Pictures within the data are to be left out; everything else must be reproduced exactly.

◆ ◆ ◆ ◆ ◆ ◆ ◆

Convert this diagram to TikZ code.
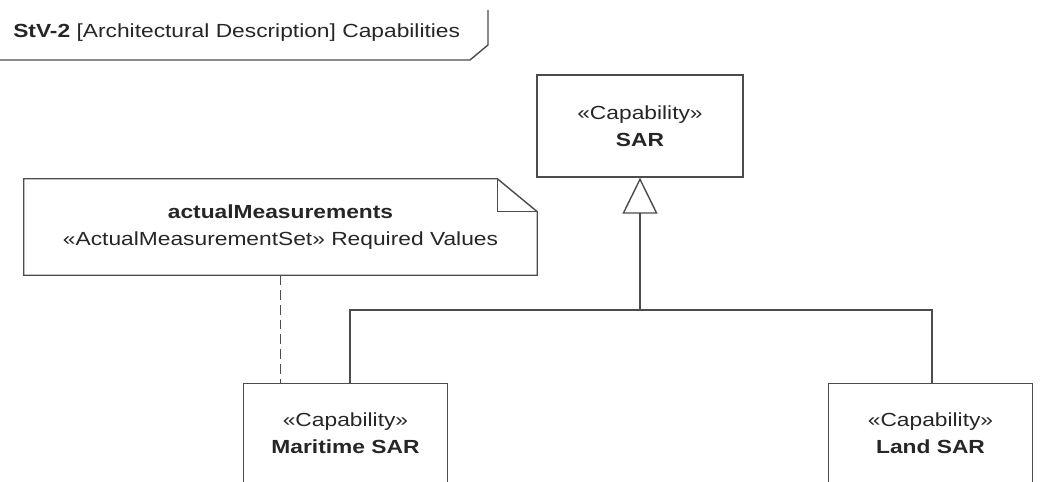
\documentclass[tikz,border=0pt]{standalone}
\usepackage{fontspec}
\setmainfont{Liberation Sans}[FakeStretch=1.2]
\usepackage{tikz}
\usetikzlibrary{arrows.meta,positioning}

\begin{document}
\begin{tikzpicture}[font=\fontsize{13.5}{19.2}\selectfont,
  ink/.style={draw=black!70,line width=1pt},
  capbox/.style={ink,minimum width=5.15cm,minimum height=2.55cm,inner sep=0pt},
  lowbox/.style={ink,anchor=north,minimum width=5.1cm,minimum height=3cm,inner sep=0pt},
  captext/.style={align=center,text=black!85,inner sep=0pt},
  gen/.style={ink,-{Triangle[open,length=0.9cm,width=0.875cm]}}]
\useasboundingbox (0,0) rectangle (26.025,12.05);
\clip (0,0) rectangle (26.025,12.05);
% frame
\node[anchor=west,inner sep=0pt,text=black!85] (title) at (0.325,11.225) {\textbf{StV-2} [Architectural Description] Capabilities};
\draw[ink] (12.2,11.8) -- (12.2,10.925) -- (11.75,10.55) -- (0,10.55);
% capabilities
\node[capbox,captext] (sar) at (16,8.9) {«Capability»\\\textbf{SAR}};
\node[lowbox] (maritime) at (8.6375,2.475) {};
\node[captext] (maritimetext) at (8.6375,1.21) {«Capability»\\\textbf{Maritime SAR}};
\node[lowbox] (land) at (23.2625,2.475) {};
\node[captext] (landtext) at (23.2625,1.21) {«Capability»\\\textbf{Land SAR}};
% note
\node[captext,minimum width=12.825cm,minimum height=2.4cm] (note) at (7.0125,6.375) {\textbf{actualMeasurements}\\«ActualMeasurementSet» Required Values};
\draw[ink] (note.south west) -- (note.north west) -- ([xshift=-1cm]note.north east)
  -- ([yshift=-0.825cm]note.north east) -- (note.south east) -- cycle;
\draw[ink] ([xshift=-1cm]note.north east) |- ([yshift=-0.825cm]note.north east);
\draw[ink,dash pattern=on 7pt off 3.5pt] (note.south) -- (note.south |- maritime.north);
% generalization
\coordinate (fork) at (16,4.3);
\draw[gen] (fork) -- (sar.south);
\draw[ink] ([xshift=0.11cm]maritime.north) |- (fork) -| ([xshift=0.04cm]land.north);
\end{tikzpicture}
\end{document}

◆ ◆ ◆ ◆ ◆ ◆ ◆

[The solution]:
Convert this diagram to TikZ code.
\documentclass[tikz,border=0pt]{standalone}
\usepackage{fontspec}
\setmainfont{Liberation Sans}[FakeStretch=1.2]
\usepackage{tikz}
\usetikzlibrary{arrows.meta,positioning}

\begin{document}
\begin{tikzpicture}[font=\fontsize{13.5}{19.2}\selectfont,
  ink/.style={draw=black!70,line width=1pt},
  capbox/.style={ink,minimum width=5.15cm,minimum height=2.55cm,inner sep=0pt},
  lowbox/.style={ink,anchor=north,minimum width=5.1cm,minimum height=3cm,inner sep=0pt},
  captext/.style={align=center,text=black!85,inner sep=0pt},
  gen/.style={ink,-{Triangle[open,length=0.9cm,width=0.875cm]}}]
\useasboundingbox (0,0) rectangle (26.025,12.05);
\clip (0,0) rectangle (26.025,12.05);
% frame
\node[anchor=west,inner sep=0pt,text=black!85] (title) at (0.325,11.225) {\textbf{StV-2} [Architectural Description] Capabilities};
\draw[ink] (12.2,11.8) -- (12.2,10.925) -- (11.75,10.55) -- (0,10.55);
% capabilities
\node[capbox,captext] (sar) at (16,8.9) {«Capability»\\\textbf{SAR}};
\node[lowbox] (maritime) at (8.6375,2.475) {};
\node[captext] (maritimetext) at (8.6375,1.21) {«Capability»\\\textbf{Maritime SAR}};
\node[lowbox] (land) at (23.2625,2.475) {};
\node[captext] (landtext) at (23.2625,1.21) {«Capability»\\\textbf{Land SAR}};
% note
\node[captext,minimum width=12.825cm,minimum height=2.4cm] (note) at (7.0125,6.375) {\textbf{actualMeasurements}\\«ActualMeasurementSet» Required Values};
\draw[ink] (note.south west) -- (note.north west) -- ([xshift=-1cm]note.north east)
  -- ([yshift=-0.825cm]note.north east) -- (note.south east) -- cycle;
\draw[ink] ([xshift=-1cm]note.north east) |- ([yshift=-0.825cm]note.north east);
\draw[ink,dash pattern=on 7pt off 3.5pt] (note.south) -- (note.south |- maritime.north);
% generalization
\coordinate (fork) at (16,4.3);
\draw[gen] (fork) -- (sar.south);
\draw[ink] ([xshift=0.11cm]maritime.north) |- (fork) -| ([xshift=0.04cm]land.north);
\end{tikzpicture}
\end{document}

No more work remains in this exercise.